Open string - string junction transitions

Abstract

It is confirmed that geodesic string junctions are necessary to describe the gauge vectors of symmetry groups that arise in the context of IIB superstrings compactified in the presence of nonlocal 7-branes. By examining the moduli space of 7-brane backgrounds for which the dilaton and axion fields are constant, we are able to describe explicitly and geometrically how open string geodesics can fail to be smooth, and how geodesic string junctions then become the relevant BPS representatives of the gauge bosons. The mechanisms that guarantee the existence and uniqueness of the BPS representative of any gauge vector are also shown to generalize to the case where the dilaton and axion fields are not constant.

Figures (17)

• Figure 1: The branes can be characterized by either the monodromies or the discontinuity at their branch cuts. The matrices $M$ and $K$ both induce a group homomorphism $\pi_1(S_0)\to\hbox{SL}(2,{\sf Z\!\!Z})$.
• Figure 2: As the branch cut is crossed anticlockwise both $\tau$ and $({p\atop q})$ are transformed by $K$.
• Figure 3: The local $\hbox{SL}(2,{\sf Z\!\!Z})$-transformation induced by $K_j$ in the shaded area relocates the cut of the ${\bf j}$-brane and changes the ${\bf i}$-brane to an ${\bf i'}$-brane.
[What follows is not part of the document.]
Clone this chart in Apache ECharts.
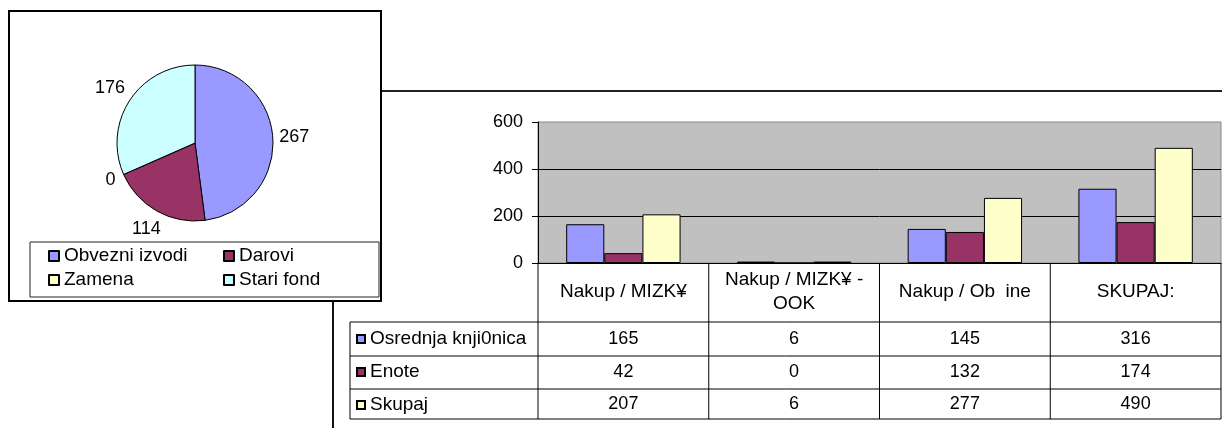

In the standard presentation the right picture reads ${\bf i'j}$ as $C_j'$ is to the right of $C_i$ and thus we have ${\bf ji}\longrightarrow{\bf i'j}$.
• Figure 4: The effect of a local $\hbox{SL}(2,{\sf Z\!\!Z})$-transformation induced by $K_A$ in the light and by $K_A^2$ in the dark shaded area results in the relocation of both A-cuts and the change of the C-brane into a B-brane: AAC$\longrightarrow$BAA.
• Figure 5: Two-singularity resolution of so(8). (a) The groups of three branes are located at the real points $z_0$ and $z_1$. (b) The singularities are mapped to $0$ and $w_1$ while the whole $z$-plane is mapped to the non-shaded region of the $w$-plane.